- Directed by: Kanti Shah
- Written by: Bashir Babar
- Screenplay by: Kanti Shah
- Produced by: Kanti Shah
- Starring: Shakti Kapoor Raza Murad Avtar Gill Sudha Chandran Anupam Kher Kiran Kumar
- Cinematography: Vinod Barot
- Edited by: Sudhakar Naik
- Music by: Dilip Sen–Sameer Sen
- Production company: Mangla Films
- Release date: 29 January 1993;
- Running time: 117 minutes
- Country: India
- Language: Hindi

= Phoolan Hasina Ramkali =

Phoolan Hasina Ramkali is a 1993 Indian Hindi-language exploitation film, directed and produced by Kanti Shah.

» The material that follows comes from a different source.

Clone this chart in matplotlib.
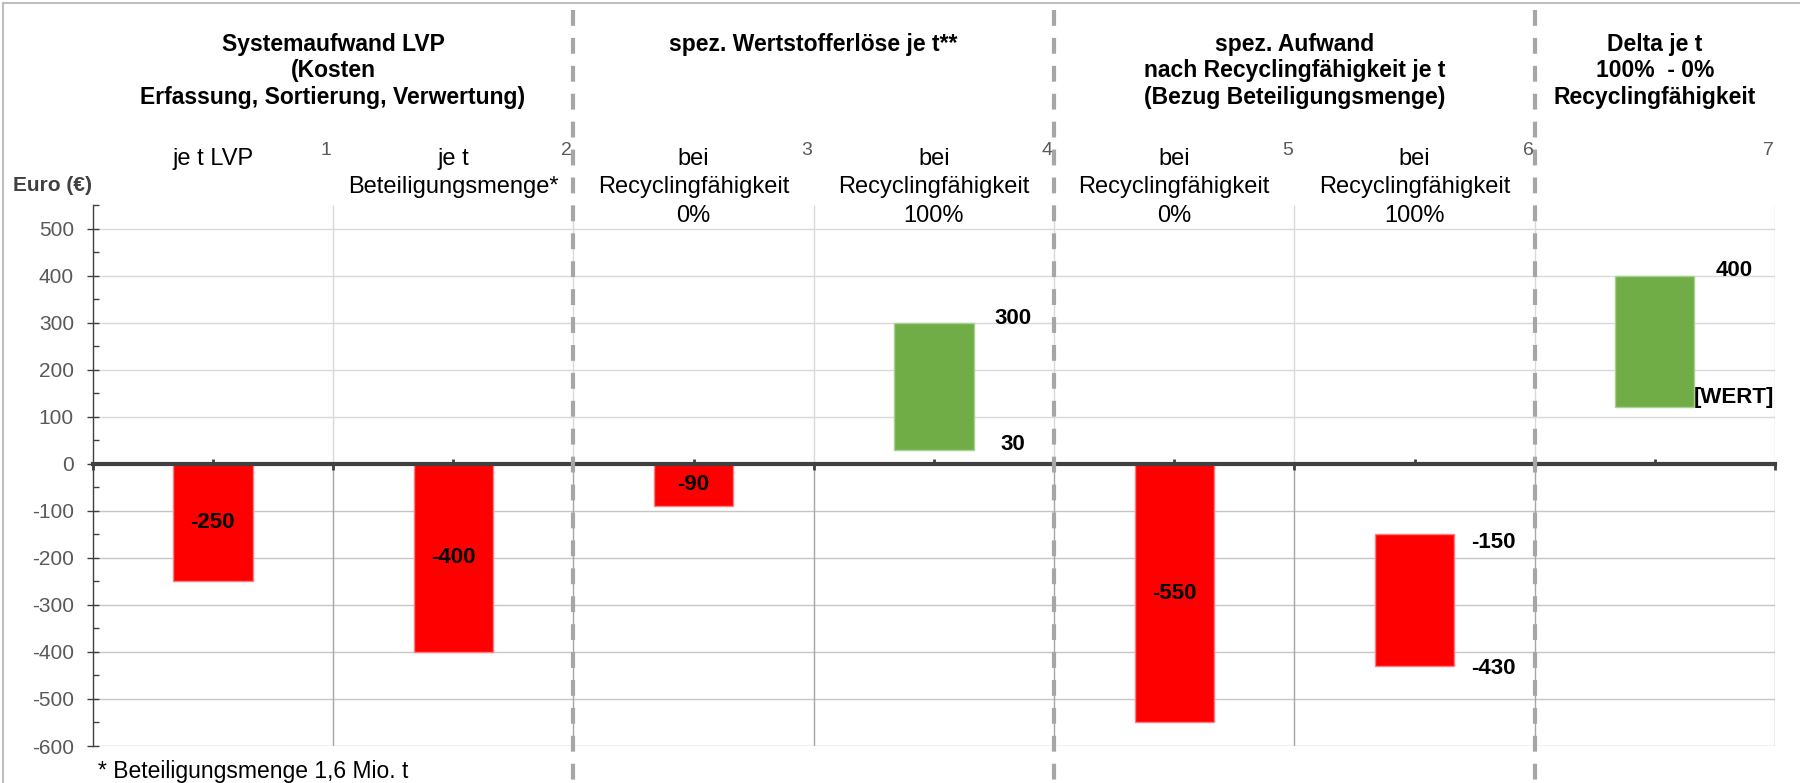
import numpy as np
import matplotlib
matplotlib.use("Agg")
import matplotlib.pyplot as plt
from matplotlib.transforms import blended_transform_factory
from matplotlib.lines import Line2D

plt.rcParams['font.family'] = ['Liberation Sans', 'DejaVu Sans']
plt.rcParams['axes.unicode_minus'] = False

# ---- Daten ----
bar_start = [0, 0, 0, 30, 0, -150, 120]
bar_end = [-250, -400, -90, 300, -550, -430, 400]
inner_labels = ["-250", "-400", "-90", "", "-550", "", ""]
start_labels = ["", "", "", "30", "", "-150", "[WERT]"]
end_labels = ["", "", "", "300", "", "-430", "400"]
cat_labels = ["je t LVP",
              "je t\nBeteiligungsmenge*",
              "bei\nRecyclingfähigkeit\n0%",
              "bei\nRecyclingfähigkeit\n100%",
              "bei\nRecyclingfähigkeit\n0%",
              "bei\nRecyclingfähigkeit\n100%",
              ""]
cat_numbers = ["1", "2", "3", "4", "5", "6", "7"]
group_titles = ["Systemaufwand LVP\n(Kosten\nErfassung, Sortierung, Verwertung)",
                "spez. Wertstofferlöse je t**",
                "spez. Aufwand\nnach Recyclingfähigkeit je t\n(Bezug Beteiligungsmenge)",
                "Delta je t\n100%  - 0%\nRecyclingfähigkeit"]
group_first = [0, 2, 4, 6]
group_last = [1, 3, 5, 6]
y_ticks = np.arange(-600, 501, 100)
footnote = "* Beteiligungsmenge 1,6 Mio. t"

# label offsets (points) for the labels next to the floating bars
start_offsets = [0, 0, 0, 4, 0, -6, 7]
end_offsets = [0, 0, 0, 3, 0, -2, 4]

W, H = 1800, 783
fig = plt.figure(figsize=(W / 100, H / 100), dpi=100)
ax = fig.add_axes([92.7 / W, 1 - 746 / H, (1775 - 92.7) / W, (746 - 205) / H])


def fy(px):
    return 1 - px / H


blend = blended_transform_factory(ax.transData, fig.transFigure)

n = len(bar_end)
x = np.arange(n) + 0.5
ax.set_xlim(0, n)
ax.set_ylim(-600, 550)

# gridlines
up = y_ticks[y_ticks > 0]
low = y_ticks[y_ticks < 0]
ax.hlines(up, 0, n, colors='#D9D9D9', lw=1, zorder=0.5)
ax.hlines(low, 0, n, colors='#C6C6C6', lw=1, zorder=0.5)
ax.vlines(np.arange(1, n + 1), 0, 550, colors='#D9D9D9', lw=1, zorder=0.5)
ax.vlines(np.arange(1, n + 1), -600, 0, colors='#A6A6A6', lw=1, zorder=0.5)

# bars
heights = np.subtract(bar_end, bar_start)
colors = ['#FF0000' if e < 0 else '#70AD47' for e in bar_end]
edges = ['#FF7C80' if e < 0 else '#A9D18E' for e in bar_end]
ax.bar(x, heights, bottom=bar_start, width=0.33, color=colors,
       edgecolor=edges, linewidth=1, zorder=1)

for i in range(n):
    if inner_labels[i]:
        ax.text(x[i], (bar_start[i] + bar_end[i]) / 2, inner_labels[i],
                ha='center', va='center', fontsize=16, fontweight='bold', zorder=4)
    if start_labels[i]:
        ax.annotate(start_labels[i], (x[i] + 0.33, bar_start[i]), xytext=(0, start_offsets[i]),
                    textcoords='offset points', ha='center', va='center',
                    fontsize=16, fontweight='bold', zorder=4)
    if end_labels[i]:
        ax.annotate(end_labels[i], (x[i] + 0.33, bar_end[i]), xytext=(0, end_offsets[i]),
                    textcoords='offset points', ha='center', va='center',
                    fontsize=16, fontweight='bold', zorder=4)

# axes styling
for s in ['top', 'right']:
    ax.spines[s].set_visible(False)
ax.spines['bottom'].set_position(('data', 0))
ax.spines['bottom'].set_linewidth(3)
ax.spines['bottom'].set_color('#404040')
ax.spines['left'].set_linewidth(1)
ax.spines['left'].set_color('#404040')

ax.set_xticks(np.arange(n + 1))
ax.set_xticks(x, minor=True)
ax.tick_params(axis='x', which='major', direction='out', length=4.5, width=2,
               color='#404040', labelbottom=False)
ax.tick_params(axis='x', which='minor', direction='in', length=3.5, width=2, color='#404040')
ax.set_yticks(y_ticks)
ax.set_yticks(np.arange(-550, 551, 100), minor=True)
ax.tick_params(axis='y', which='major', direction='inout', length=8, width=1,
               color='#404040', labelsize=15, labelcolor='#595959', pad=9.5)
ax.tick_params(axis='y', which='minor', direction='in', length=4, width=1, color='#404040')

# Kategorien und Gruppen
for i in range(n):
    if cat_labels[i]:
        ax.text(x[i], fy(148), cat_labels[i], transform=blend, ha='center', va='top',
                fontsize=17, linespacing=1.38)
    ax.text(i + 1 - 0.005, fy(155), cat_numbers[i], transform=blend, ha='right', va='baseline',
            fontsize=14, color='#595959')

for t, a, b in zip(group_titles, group_first, group_last):
    ax.text((a + b + 1) / 2, fy(33), t, transform=blend, ha='center', va='top',
            fontsize=16.5, fontweight='bold', linespacing=1.185)

# separators
for b in [2, 4, 6]:
    ax.plot([b, b], [fy(10), 0], transform=blend, clip_on=False, color='#A6A6A6',
            lw=3, dashes=(3.8, 2.9), zorder=6)

fig.text(13 / W, fy(191), "Euro (€)", fontsize=15, fontweight='bold', color='#404040',
         ha='left', va='baseline')
fig.text(98 / W, fy(778), footnote, fontsize=16.5, ha='left', va='baseline')

# Rahmen
fig.add_artist(Line2D([3 / W, 3 / W], [0, fy(3)], transform=fig.transFigure, color='#BFBFBF', lw=1.5))
fig.add_artist(Line2D([3 / W, 1], [fy(3), fy(3)], transform=fig.transFigure, color='#BFBFBF', lw=1.5))

fig.savefig("out.png", dpi=100, facecolor='white')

This movie was released under the banner of Mangla Films on 29 January 1993.

==Plot==
The story based on the life of three lady dacoits, namely Phoolan, Hasina and Ramkali. The movie starts with action of Police officer Arjun Singh, who is honest and brave of heart. Arjun arrests infamous Dacoit Kundan Singh after a sudden fight. Police constable Bahadur was injured in this encounter, but Arjun succeeded in capturing Kundan. By the help of corrupt cop Ajit, Kundan fled from the lockup and attacked Arjun's house. Arjun was killed by Kundan. Arjun's friend Inspector Badshah Khan promises that he will take revenge of this murder one day. Years later, a village girl Phoolan helps the lady police inspector Hasina to arrest one illegal arms supplier. The main arms dealer or kingpin of crime sent his goon Vikhu to kidnap Phoolan. Actually, the kingpin is Kundan, who takes the new name, Thakur Saheb. Thakur rapes Phoolan, but police officer Ajit does not take any action against the offender. Although Inspector Hasina arrests Vikhu, Ajit fabricate a false murder case against Hasina and send her into the jail. Phoolan kills two henchmen of Thakur, runs out from the area and also makes her own gang of dacoits. On another occasion, Ramkali, daughter of deceased Arjun Singh is forcefully sent into a brothel. She kills the lady brothel keeper and joins with Phoolan and Hasina. These three victimized ladies start to take revenge against their respective oppressors.

==Cast==
- Shakti Kapoor as Bahadur
- Sudha Chandran as Phoolan
- Sadashiv Amrapurkar as Bandit Kundan Singh
- Anupam Kher as Police Inspector Arjun Singh
- Kiran Kumar as Badshah Khan
- Raza Murad as Inspector Ajit
- Avtar Gill as Badrinath
- Kishore Bhanushali as Dev Anand (Duplicate)
- Vijay Saxena as Sundar
- Rajesh Vivek as Chaturdas
- Firoz Irani
- Kirti Singh as Hasina
- Aparajita

==Soundtrack==
The music of the film was composed by Dilip Sen–Sameer Sen.